For my act I started with the proverb ‘He aha te mea nui o te ao? He tangata! He tangata! He tangata!’ this quote was used by past International President Ian Risley. I then spoke about the respect I had for everyone in the room. Each and every one of them were committed to making other lives better. After speaking my respect I showed my respect by performing Tika Tonu.

A question following my performance was ‘when is a time you have shown courage?’, my response was, when I performed this haka six months ago on behalf of my koroua this is also the same time I realised a lot of what he taught me aligned with Ngāi Tahu values and I began to feel the cultural connect to my iwi. 

I had delegates coming up to me afterwards giving me a hongi, shaking my hand and thanking me for showing them. The gratitude I was shown for my performance was incredible, I couldn’t be prouder of how respectful and encapsulated everyone was with our traditions. The selection panel were thankful and impressed, which lead to me being awarded Mr RYLA 2018. My prize is winning my conference registration for 2019.
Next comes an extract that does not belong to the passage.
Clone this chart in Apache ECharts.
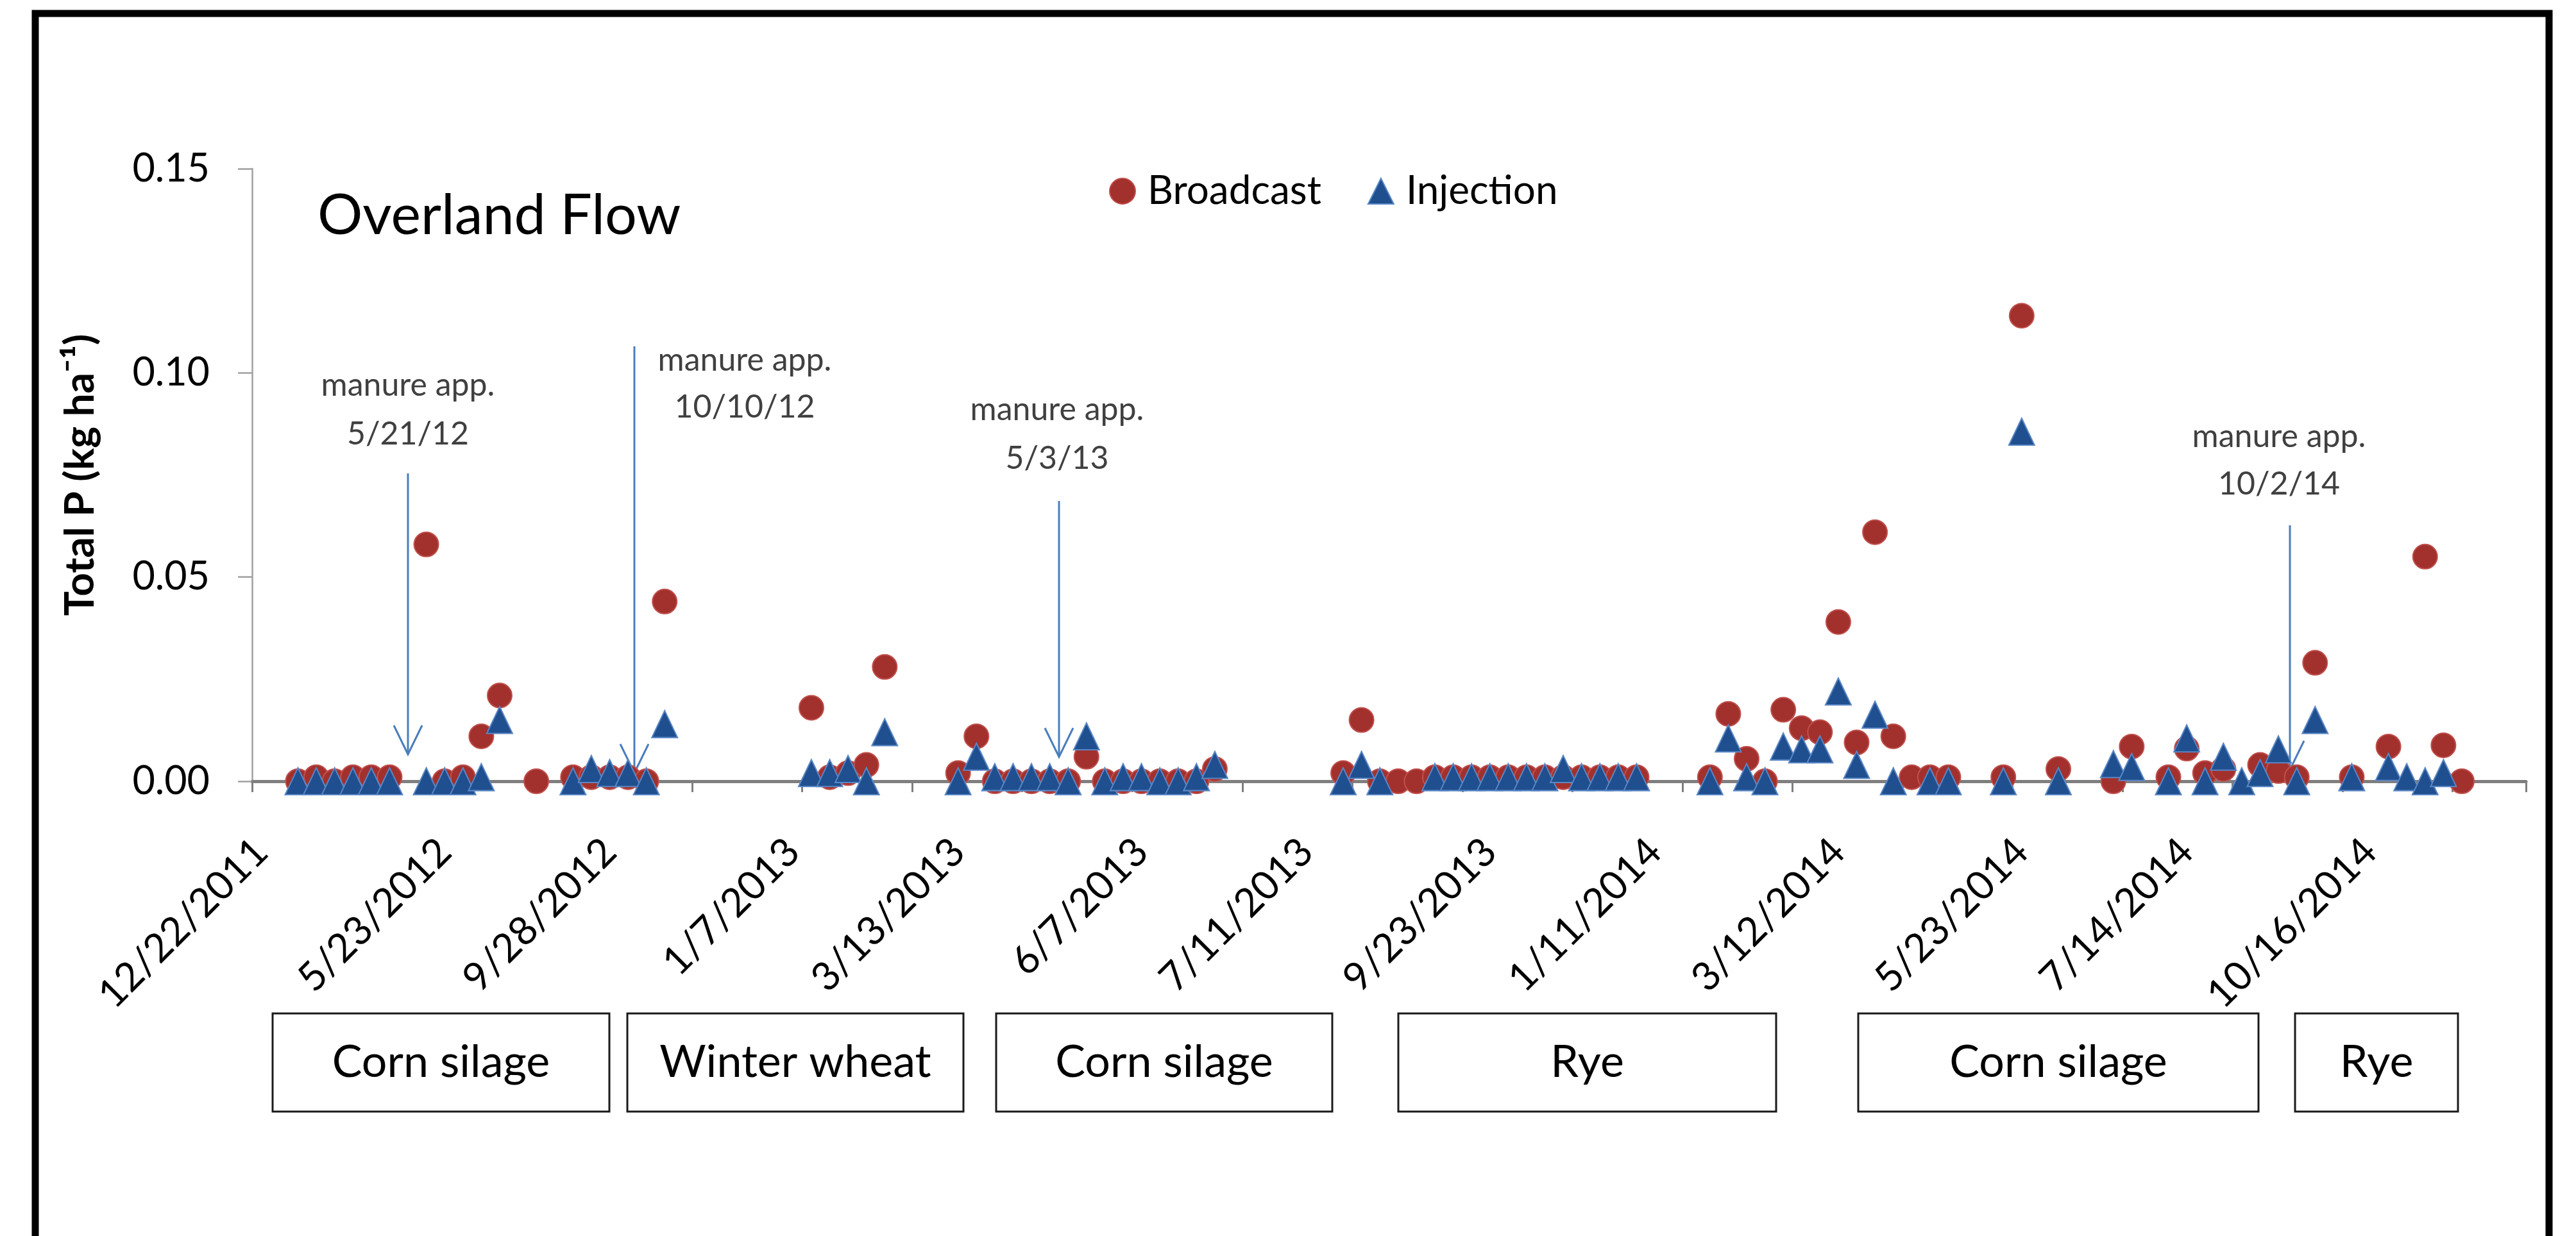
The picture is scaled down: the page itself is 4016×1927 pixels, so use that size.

At the conference I promoted awareness of New Zealand and Ngāi Tahu to over 40 countries, gained the respect of many of the delegates by showcasing New Zealand, Māori and Ngāi Tahu culture in an honourable manner demonstrating our collective mana.

Indigenous practices in educational institutes is one of the core interest areas I focused on whilst at RYLA NA. Of the candidates I asked, none of their respective home countries had indigenous practices integrated in their institute. For education there is not one size fits all for learning. Multiculturalism in education adds differing opinions and challenges others thoughts, all of which helps develop a growing brain. It is also a show of respect acknowledging the indigenous people of the land and the history it holds.

I think UC can be a world leader in this and inspire other universities and businesses to do the same.